Entries shown.
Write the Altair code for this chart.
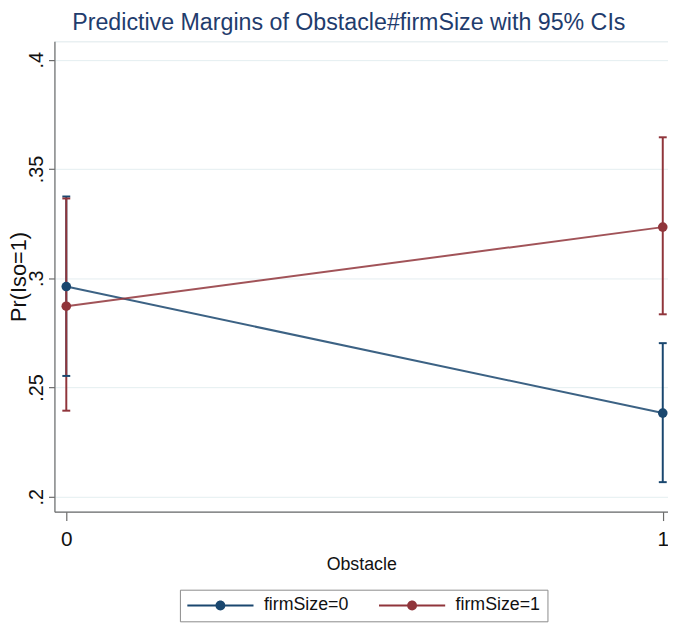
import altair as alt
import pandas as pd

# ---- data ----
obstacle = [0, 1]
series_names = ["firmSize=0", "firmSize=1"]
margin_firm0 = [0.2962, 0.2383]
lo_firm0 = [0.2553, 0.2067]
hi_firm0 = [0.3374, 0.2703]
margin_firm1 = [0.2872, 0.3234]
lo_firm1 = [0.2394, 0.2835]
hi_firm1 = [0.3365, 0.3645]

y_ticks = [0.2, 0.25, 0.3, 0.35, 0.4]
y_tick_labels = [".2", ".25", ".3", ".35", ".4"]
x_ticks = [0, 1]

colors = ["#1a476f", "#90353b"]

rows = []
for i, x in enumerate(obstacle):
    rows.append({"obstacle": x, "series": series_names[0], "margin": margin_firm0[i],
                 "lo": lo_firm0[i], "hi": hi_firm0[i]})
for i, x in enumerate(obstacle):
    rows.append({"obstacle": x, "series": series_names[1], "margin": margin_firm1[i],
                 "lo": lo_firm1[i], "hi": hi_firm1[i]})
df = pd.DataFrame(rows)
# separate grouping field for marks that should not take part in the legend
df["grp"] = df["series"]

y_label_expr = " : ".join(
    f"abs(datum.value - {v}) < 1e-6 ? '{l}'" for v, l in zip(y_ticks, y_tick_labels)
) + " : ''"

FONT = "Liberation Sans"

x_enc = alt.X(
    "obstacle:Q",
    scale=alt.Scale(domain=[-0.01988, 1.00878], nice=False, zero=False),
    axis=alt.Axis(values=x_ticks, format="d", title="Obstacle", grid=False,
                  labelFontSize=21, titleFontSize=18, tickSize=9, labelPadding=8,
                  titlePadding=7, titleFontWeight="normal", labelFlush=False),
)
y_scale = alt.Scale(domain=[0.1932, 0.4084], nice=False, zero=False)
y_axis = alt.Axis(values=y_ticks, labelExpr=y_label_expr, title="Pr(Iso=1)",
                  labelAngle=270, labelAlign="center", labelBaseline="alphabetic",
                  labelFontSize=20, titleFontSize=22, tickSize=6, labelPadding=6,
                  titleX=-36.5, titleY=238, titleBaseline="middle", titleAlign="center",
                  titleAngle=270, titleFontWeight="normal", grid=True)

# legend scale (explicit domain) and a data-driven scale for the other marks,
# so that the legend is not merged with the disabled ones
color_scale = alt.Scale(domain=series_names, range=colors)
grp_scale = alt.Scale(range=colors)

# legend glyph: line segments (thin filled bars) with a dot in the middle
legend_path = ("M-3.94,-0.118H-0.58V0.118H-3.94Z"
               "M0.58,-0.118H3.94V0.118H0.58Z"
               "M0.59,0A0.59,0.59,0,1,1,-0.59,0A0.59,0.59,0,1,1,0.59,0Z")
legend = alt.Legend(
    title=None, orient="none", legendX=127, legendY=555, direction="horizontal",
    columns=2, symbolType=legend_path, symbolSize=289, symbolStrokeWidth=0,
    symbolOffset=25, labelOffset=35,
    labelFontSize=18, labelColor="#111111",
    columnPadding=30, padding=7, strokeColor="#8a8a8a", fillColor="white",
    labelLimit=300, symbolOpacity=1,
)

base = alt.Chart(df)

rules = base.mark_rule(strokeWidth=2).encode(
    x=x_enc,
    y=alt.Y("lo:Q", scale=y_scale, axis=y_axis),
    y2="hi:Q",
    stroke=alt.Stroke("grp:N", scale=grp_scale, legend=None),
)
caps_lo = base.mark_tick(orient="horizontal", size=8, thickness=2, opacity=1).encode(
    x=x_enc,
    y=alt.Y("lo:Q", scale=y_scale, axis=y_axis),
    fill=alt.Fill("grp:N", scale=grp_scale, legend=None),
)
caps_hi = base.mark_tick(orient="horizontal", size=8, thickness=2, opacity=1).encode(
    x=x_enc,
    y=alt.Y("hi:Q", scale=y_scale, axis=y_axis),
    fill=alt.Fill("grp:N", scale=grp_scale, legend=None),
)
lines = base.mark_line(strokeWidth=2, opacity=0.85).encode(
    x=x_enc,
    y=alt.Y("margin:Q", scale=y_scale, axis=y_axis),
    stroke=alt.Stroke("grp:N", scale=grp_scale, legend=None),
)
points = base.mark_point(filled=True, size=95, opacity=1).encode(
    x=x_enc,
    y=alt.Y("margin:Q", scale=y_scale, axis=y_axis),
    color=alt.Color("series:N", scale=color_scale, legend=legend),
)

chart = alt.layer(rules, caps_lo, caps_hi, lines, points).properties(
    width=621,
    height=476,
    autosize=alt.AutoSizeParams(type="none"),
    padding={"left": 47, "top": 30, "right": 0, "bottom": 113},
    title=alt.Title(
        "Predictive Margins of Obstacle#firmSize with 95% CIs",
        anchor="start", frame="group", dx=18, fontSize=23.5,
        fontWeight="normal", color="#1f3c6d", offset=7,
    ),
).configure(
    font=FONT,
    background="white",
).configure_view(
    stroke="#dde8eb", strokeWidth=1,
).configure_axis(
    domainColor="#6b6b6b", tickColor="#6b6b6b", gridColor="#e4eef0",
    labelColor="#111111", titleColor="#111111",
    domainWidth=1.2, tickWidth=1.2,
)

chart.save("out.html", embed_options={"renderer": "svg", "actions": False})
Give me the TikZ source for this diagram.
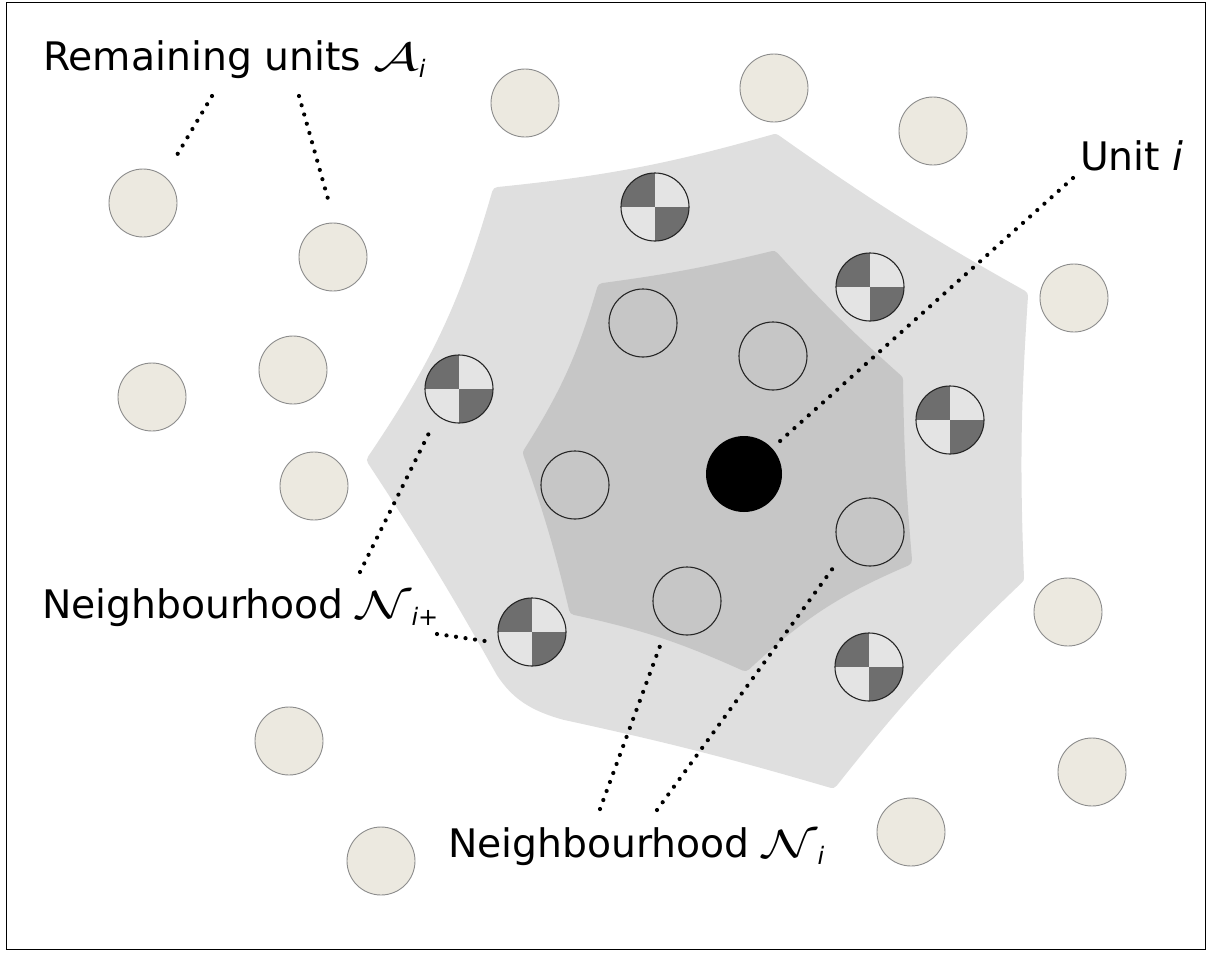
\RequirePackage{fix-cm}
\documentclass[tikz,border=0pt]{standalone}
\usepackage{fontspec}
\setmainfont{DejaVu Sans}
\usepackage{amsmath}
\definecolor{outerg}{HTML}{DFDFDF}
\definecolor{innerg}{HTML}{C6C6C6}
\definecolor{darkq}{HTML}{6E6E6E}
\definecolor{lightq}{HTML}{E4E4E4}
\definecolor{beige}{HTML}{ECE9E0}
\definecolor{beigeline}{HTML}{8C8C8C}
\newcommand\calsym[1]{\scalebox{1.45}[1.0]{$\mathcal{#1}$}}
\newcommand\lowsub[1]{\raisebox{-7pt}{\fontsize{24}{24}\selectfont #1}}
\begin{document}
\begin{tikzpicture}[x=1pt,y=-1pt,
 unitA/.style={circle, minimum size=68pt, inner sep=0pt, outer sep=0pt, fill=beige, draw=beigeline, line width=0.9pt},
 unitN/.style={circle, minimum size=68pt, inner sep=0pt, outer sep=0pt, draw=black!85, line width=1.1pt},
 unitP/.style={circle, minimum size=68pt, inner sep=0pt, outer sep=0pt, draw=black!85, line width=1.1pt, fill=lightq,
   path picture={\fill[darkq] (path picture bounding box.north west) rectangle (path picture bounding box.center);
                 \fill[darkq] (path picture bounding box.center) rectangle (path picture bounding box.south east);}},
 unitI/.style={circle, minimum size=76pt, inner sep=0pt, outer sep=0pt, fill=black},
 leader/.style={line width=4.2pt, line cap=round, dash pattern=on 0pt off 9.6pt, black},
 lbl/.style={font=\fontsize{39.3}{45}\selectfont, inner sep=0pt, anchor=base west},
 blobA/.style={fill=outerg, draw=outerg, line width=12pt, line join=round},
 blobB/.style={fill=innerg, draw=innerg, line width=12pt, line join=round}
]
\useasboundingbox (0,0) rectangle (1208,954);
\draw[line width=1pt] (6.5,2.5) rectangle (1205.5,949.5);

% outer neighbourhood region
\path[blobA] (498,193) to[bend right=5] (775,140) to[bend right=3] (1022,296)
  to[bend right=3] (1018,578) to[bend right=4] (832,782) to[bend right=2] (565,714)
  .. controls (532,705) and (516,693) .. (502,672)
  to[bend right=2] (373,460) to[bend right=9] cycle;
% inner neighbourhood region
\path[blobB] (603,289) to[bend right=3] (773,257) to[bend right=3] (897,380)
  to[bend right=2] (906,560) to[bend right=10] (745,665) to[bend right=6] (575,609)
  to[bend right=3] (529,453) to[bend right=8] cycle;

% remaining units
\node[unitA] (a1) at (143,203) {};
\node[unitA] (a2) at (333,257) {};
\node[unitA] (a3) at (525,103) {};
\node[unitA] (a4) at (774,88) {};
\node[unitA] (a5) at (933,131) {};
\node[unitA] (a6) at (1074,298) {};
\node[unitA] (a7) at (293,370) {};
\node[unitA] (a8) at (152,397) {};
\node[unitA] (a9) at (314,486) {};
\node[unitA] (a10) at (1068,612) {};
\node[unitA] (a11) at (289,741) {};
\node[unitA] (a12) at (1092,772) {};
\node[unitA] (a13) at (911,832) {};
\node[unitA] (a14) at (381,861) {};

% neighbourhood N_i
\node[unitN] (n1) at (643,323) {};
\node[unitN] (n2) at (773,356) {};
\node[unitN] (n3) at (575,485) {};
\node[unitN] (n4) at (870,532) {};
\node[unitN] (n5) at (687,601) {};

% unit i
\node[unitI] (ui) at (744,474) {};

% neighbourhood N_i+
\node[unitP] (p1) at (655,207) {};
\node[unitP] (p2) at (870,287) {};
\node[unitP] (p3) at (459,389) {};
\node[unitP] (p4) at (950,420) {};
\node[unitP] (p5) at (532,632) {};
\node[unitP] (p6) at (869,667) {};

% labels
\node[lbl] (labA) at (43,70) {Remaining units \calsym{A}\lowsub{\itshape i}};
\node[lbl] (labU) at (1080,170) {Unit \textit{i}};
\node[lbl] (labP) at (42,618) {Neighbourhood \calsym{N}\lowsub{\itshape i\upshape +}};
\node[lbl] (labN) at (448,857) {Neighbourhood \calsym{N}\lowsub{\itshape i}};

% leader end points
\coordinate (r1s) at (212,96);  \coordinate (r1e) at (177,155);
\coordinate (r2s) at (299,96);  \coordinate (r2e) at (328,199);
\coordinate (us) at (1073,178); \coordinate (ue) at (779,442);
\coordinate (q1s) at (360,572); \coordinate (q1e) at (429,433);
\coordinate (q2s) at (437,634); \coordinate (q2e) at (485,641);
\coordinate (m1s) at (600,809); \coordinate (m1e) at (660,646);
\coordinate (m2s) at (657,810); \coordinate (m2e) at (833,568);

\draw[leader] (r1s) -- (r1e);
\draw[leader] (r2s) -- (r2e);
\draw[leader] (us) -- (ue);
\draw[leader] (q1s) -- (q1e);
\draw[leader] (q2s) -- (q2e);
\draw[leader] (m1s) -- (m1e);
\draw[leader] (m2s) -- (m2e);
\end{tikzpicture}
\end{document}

Aim. Copy nothing past the line containing "hi_firm1 = [0.3365, 0.3645]": reproduce every line from the start of the records up to it, skipping pictures.

Final result.
Write the Altair code for this chart.
import altair as alt
import pandas as pd

# ---- data ----
obstacle = [0, 1]
series_names = ["firmSize=0", "firmSize=1"]
margin_firm0 = [0.2962, 0.2383]
lo_firm0 = [0.2553, 0.2067]
hi_firm0 = [0.3374, 0.2703]
margin_firm1 = [0.2872, 0.3234]
lo_firm1 = [0.2394, 0.2835]
hi_firm1 = [0.3365, 0.3645]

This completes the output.